- [Short problem]
Write the data out again, exactly as given.

- [Raw data]
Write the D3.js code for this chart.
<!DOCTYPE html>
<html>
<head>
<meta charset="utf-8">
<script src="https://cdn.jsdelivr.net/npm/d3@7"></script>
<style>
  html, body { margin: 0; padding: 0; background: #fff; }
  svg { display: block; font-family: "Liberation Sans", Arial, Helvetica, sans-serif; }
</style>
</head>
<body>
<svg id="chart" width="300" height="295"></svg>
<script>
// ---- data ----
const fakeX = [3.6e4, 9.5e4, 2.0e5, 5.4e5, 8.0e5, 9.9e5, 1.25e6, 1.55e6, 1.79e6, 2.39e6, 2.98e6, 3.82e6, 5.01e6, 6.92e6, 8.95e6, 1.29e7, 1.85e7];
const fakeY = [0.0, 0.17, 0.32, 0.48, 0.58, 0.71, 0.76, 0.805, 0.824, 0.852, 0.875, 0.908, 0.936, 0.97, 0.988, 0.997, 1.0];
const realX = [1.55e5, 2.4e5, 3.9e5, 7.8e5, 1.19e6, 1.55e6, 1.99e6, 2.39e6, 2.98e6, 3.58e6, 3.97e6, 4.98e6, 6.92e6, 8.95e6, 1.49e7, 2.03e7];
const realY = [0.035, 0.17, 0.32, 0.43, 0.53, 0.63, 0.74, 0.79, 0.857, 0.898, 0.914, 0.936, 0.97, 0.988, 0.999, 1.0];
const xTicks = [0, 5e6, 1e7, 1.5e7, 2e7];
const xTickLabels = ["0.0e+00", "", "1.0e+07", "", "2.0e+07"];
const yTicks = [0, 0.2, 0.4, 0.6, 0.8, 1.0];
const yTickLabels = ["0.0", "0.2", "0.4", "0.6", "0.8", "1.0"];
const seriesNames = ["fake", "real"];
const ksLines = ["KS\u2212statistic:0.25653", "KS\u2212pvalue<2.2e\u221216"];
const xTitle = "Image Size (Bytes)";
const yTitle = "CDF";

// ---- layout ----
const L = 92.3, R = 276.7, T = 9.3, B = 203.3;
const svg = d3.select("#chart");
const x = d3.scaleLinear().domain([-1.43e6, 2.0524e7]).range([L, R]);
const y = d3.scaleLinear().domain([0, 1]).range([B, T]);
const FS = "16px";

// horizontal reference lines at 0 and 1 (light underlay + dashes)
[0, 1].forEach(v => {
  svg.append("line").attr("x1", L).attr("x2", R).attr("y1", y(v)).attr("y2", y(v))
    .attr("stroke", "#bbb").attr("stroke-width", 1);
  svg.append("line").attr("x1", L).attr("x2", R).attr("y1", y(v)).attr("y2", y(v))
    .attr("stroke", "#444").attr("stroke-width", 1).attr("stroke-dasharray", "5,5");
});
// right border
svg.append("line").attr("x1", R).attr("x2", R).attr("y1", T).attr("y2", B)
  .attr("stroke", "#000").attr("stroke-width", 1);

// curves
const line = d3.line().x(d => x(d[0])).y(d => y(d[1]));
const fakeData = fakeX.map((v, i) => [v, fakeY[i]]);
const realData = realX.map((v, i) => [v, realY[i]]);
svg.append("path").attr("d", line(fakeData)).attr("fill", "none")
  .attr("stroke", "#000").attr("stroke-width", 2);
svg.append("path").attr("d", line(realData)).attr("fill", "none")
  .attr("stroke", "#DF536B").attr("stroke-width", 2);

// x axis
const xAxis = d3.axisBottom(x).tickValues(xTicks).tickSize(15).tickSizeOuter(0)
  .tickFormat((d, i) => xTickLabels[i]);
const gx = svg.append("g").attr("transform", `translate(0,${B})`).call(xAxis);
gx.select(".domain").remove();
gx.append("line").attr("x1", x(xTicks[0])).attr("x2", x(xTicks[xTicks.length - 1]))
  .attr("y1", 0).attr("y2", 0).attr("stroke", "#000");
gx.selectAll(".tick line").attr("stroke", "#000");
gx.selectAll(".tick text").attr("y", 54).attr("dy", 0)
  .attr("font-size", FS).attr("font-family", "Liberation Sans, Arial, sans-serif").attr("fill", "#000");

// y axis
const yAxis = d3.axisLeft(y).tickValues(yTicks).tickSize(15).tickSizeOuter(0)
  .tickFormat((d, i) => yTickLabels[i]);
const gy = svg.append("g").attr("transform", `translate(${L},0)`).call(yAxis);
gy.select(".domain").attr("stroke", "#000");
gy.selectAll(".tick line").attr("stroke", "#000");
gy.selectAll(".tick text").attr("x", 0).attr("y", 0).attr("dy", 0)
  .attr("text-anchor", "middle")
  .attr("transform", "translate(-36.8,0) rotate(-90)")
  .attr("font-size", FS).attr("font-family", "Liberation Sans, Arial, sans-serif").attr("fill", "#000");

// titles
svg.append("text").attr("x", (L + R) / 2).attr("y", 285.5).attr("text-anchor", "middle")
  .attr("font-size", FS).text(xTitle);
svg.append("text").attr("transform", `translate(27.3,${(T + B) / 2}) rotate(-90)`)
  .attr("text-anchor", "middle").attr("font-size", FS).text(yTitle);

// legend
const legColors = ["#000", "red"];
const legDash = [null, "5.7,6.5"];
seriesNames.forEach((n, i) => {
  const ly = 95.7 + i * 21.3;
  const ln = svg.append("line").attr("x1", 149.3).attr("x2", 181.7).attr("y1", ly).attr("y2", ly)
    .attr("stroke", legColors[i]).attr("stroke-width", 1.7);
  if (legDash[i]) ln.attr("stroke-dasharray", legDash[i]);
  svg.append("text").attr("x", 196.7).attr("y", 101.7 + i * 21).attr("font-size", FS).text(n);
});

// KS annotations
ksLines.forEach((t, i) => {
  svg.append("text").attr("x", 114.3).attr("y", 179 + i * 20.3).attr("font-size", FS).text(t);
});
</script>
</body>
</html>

- [Reply]
Write the D3.js code for this chart.
<!DOCTYPE html>
<html>
<head>
<meta charset="utf-8">
<script src="https://cdn.jsdelivr.net/npm/d3@7"></script>
<style>
  html, body { margin: 0; padding: 0; background: #fff; }
  svg { display: block; font-family: "Liberation Sans", Arial, Helvetica, sans-serif; }
</style>
</head>
<body>
<svg id="chart" width="300" height="295"></svg>
<script>
// ---- data ----
const fakeX = [3.6e4, 9.5e4, 2.0e5, 5.4e5, 8.0e5, 9.9e5, 1.25e6, 1.55e6, 1.79e6, 2.39e6, 2.98e6, 3.82e6, 5.01e6, 6.92e6, 8.95e6, 1.29e7, 1.85e7];
const fakeY = [0.0, 0.17, 0.32, 0.48, 0.58, 0.71, 0.76, 0.805, 0.824, 0.852, 0.875, 0.908, 0.936, 0.97, 0.988, 0.997, 1.0];
const realX = [1.55e5, 2.4e5, 3.9e5, 7.8e5, 1.19e6, 1.55e6, 1.99e6, 2.39e6, 2.98e6, 3.58e6, 3.97e6, 4.98e6, 6.92e6, 8.95e6, 1.49e7, 2.03e7];
const realY = [0.035, 0.17, 0.32, 0.43, 0.53, 0.63, 0.74, 0.79, 0.857, 0.898, 0.914, 0.936, 0.97, 0.988, 0.999, 1.0];
const xTicks = [0, 5e6, 1e7, 1.5e7, 2e7];
const xTickLabels = ["0.0e+00", "", "1.0e+07", "", "2.0e+07"];
const yTicks = [0, 0.2, 0.4, 0.6, 0.8, 1.0];
const yTickLabels = ["0.0", "0.2", "0.4", "0.6", "0.8", "1.0"];
const seriesNames = ["fake", "real"];
const ksLines = ["KS\u2212statistic:0.25653", "KS\u2212pvalue<2.2e\u221216"];
const xTitle = "Image Size (Bytes)";
const yTitle = "CDF";

// ---- layout ----
const L = 92.3, R = 276.7, T = 9.3, B = 203.3;
const svg = d3.select("#chart");
const x = d3.scaleLinear().domain([-1.43e6, 2.0524e7]).range([L, R]);
const y = d3.scaleLinear().domain([0, 1]).range([B, T]);
const FS = "16px";

// horizontal reference lines at 0 and 1 (light underlay + dashes)
[0, 1].forEach(v => {
  svg.append("line").attr("x1", L).attr("x2", R).attr("y1", y(v)).attr("y2", y(v))
    .attr("stroke", "#bbb").attr("stroke-width", 1);
  svg.append("line").attr("x1", L).attr("x2", R).attr("y1", y(v)).attr("y2", y(v))
    .attr("stroke", "#444").attr("stroke-width", 1).attr("stroke-dasharray", "5,5");
});
// right border
svg.append("line").attr("x1", R).attr("x2", R).attr("y1", T).attr("y2", B)
  .attr("stroke", "#000").attr("stroke-width", 1);

// curves
const line = d3.line().x(d => x(d[0])).y(d => y(d[1]));
const fakeData = fakeX.map((v, i) => [v, fakeY[i]]);
const realData = realX.map((v, i) => [v, realY[i]]);
svg.append("path").attr("d", line(fakeData)).attr("fill", "none")
  .attr("stroke", "#000").attr("stroke-width", 2);
svg.append("path").attr("d", line(realData)).attr("fill", "none")
  .attr("stroke", "#DF536B").attr("stroke-width", 2);

// x axis
const xAxis = d3.axisBottom(x).tickValues(xTicks).tickSize(15).tickSizeOuter(0)
  .tickFormat((d, i) => xTickLabels[i]);
const gx = svg.append("g").attr("transform", `translate(0,${B})`).call(xAxis);
gx.select(".domain").remove();
gx.append("line").attr("x1", x(xTicks[0])).attr("x2", x(xTicks[xTicks.length - 1]))
  .attr("y1", 0).attr("y2", 0).attr("stroke", "#000");
gx.selectAll(".tick line").attr("stroke", "#000");
gx.selectAll(".tick text").attr("y", 54).attr("dy", 0)
  .attr("font-size", FS).attr("font-family", "Liberation Sans, Arial, sans-serif").attr("fill", "#000");

// y axis
const yAxis = d3.axisLeft(y).tickValues(yTicks).tickSize(15).tickSizeOuter(0)
  .tickFormat((d, i) => yTickLabels[i]);
const gy = svg.append("g").attr("transform", `translate(${L},0)`).call(yAxis);
gy.select(".domain").attr("stroke", "#000");
gy.selectAll(".tick line").attr("stroke", "#000");
gy.selectAll(".tick text").attr("x", 0).attr("y", 0).attr("dy", 0)
  .attr("text-anchor", "middle")
  .attr("transform", "translate(-36.8,0) rotate(-90)")
  .attr("font-size", FS).attr("font-family", "Liberation Sans, Arial, sans-serif").attr("fill", "#000");

// titles
svg.append("text").attr("x", (L + R) / 2).attr("y", 285.5).attr("text-anchor", "middle")
  .attr("font-size", FS).text(xTitle);
svg.append("text").attr("transform", `translate(27.3,${(T + B) / 2}) rotate(-90)`)
  .attr("text-anchor", "middle").attr("font-size", FS).text(yTitle);

// legend
const legColors = ["#000", "red"];
const legDash = [null, "5.7,6.5"];
seriesNames.forEach((n, i) => {
  const ly = 95.7 + i * 21.3;
  const ln = svg.append("line").attr("x1", 149.3).attr("x2", 181.7).attr("y1", ly).attr("y2", ly)
    .attr("stroke", legColors[i]).attr("stroke-width", 1.7);
  if (legDash[i]) ln.attr("stroke-dasharray", legDash[i]);
  svg.append("text").attr("x", 196.7).attr("y", 101.7 + i * 21).attr("font-size", FS).text(n);
});

// KS annotations
ksLines.forEach((t, i) => {
  svg.append("text").attr("x", 114.3).attr("y", 179 + i * 20.3).attr("font-size", FS).text(t);
});
</script>
</body>
</html>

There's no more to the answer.